Then the probability of transitioning to each neighbor is:
$$
p_i = \frac{\exp(x_0\cdot x_i)}
{\exp(x_0\cdot x_1) + \exp(x_0\cdot x2) + \exp(x_0\cdot x_3)}\text{; for i = 1, 2, 3.}
$$
Repeat part b for every teleportation probability in part a. Run the PageRank only on the GCC. for each seed node, do 1000 random walks. Maintain a class-wise visited frequency count for every unlabeled node. The predicted class for that unlabeled node is the class which lead to maximum visits to that node. Report accuracy and f1 scores.

For example if node ’n’ was visited by 7 random walks from class A, 6 random walks from class B... 1 random walk from class G, then the predicted label of node of ’n’ is class A.

> Ans: The accuracy and f1 (macro) scores are shown in the below cell.

In [5]:
def run_personalized_pagerank(graph, p_teleportation):
    # get gcc nodes
    sorted_ccs = sorted(nx.connected_components(graph), key=len, reverse=True)
    gcc_nodes = set(graph.subgraph(sorted_ccs[0]).nodes)

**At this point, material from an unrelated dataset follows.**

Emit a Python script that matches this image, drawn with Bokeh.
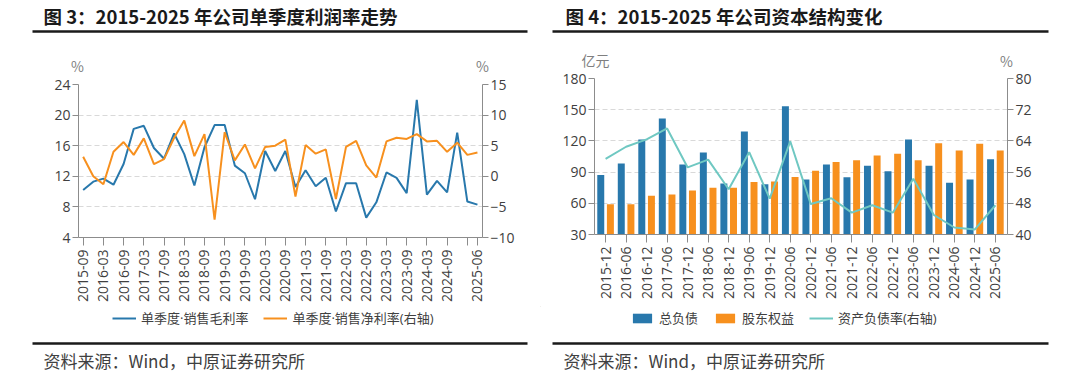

    # aggregate seeds by class
    train_idxs = np.arange(len(data.x))[data.train_mask.cpu().numpy()]
    y_numpy = data.y.cpu().numpy()
    class2seeds = {i: [] for i in range(dataset.num_classes)}
    print("Number of seed nodes:", len(train_idxs))
    
    n_used = 0
    for train_idx in train_idxs:
        if train_idx in gcc_nodes:
            class2seeds[y_numpy[train_idx]].append(train_idx)
            n_used += 1
    print("Number of seed nodes in GCC:", n_used)
    
    # run pagerank
    pagerank_counts = np.zeros((len(data.x), dataset.num_classes))
    steps = 1000
    
    for class_, seeds in tqdm(class2seeds.items()):
        for seed in seeds:
            cur = seed
            pagerank_counts[cur][class_] += 1
            
            for _ in range(steps):
                neighbors = list(graph.neighbors(cur))
                
                if random.random() < p_teleportation or len(neighbors) == 0:
                    cur = random.choice(seeds)
                    pagerank_counts[cur][class_] += 1
                    neighbors = list(graph.neighbors(cur))
                
                p_sample = torch.softmax(
                    (data.x[cur] * data.x[neighbors]).sum(dim=1), dim=0
                )
                cur = random.choices(neighbors, weights=p_sample)[0]
                pagerank_counts[cur][class_] += 1
    
    # make predictions
    y_pred = np.argmax(pagerank_counts, axis=1)
    
    # evaluate
    test_mask = data.test_mask.cpu().numpy()
    y_test = data.y[test_mask].cpu().numpy()
    acc, f1 = evaluate(y_test, y_pred[test_mask])
    print(f"Teleportation Probability: {p_teleportation}")
    print(f"  - Accuracy: {acc:.5f}")
    print(f"  - F1 score: {f1:.5f}")


# Mistake 4: Accuracy should be at least 30% for p=0, while 70% otherwise
#            which is also not stated in the question...
p_teleportations = [0, 0.1, 0.2]

for p_teleportation in p_teleportations:
    run_personalized_pagerank(G, p_teleportation)

Number of seed nodes: 140
Number of seed nodes in GCC: 122


  0%|          | 0/7 [00:00<?, ?it/s]

Teleportation Probability: 0
  - Accuracy: 0.20100
  - F1 score: 0.18606
Number of seed nodes: 140
Number of seed nodes in GCC: 122


  0%|          | 0/7 [00:00<?, ?it/s]

Teleportation Probability: 0.1
  - Accuracy: 0.62900
  - F1 score: 0.63472
Number of seed nodes: 140
Number of seed nodes in GCC: 122


  0%|          | 0/7 [00:00<?, ?it/s]

Teleportation Probability: 0.2
  - Accuracy: 0.63400
  - F1 score: 0.64491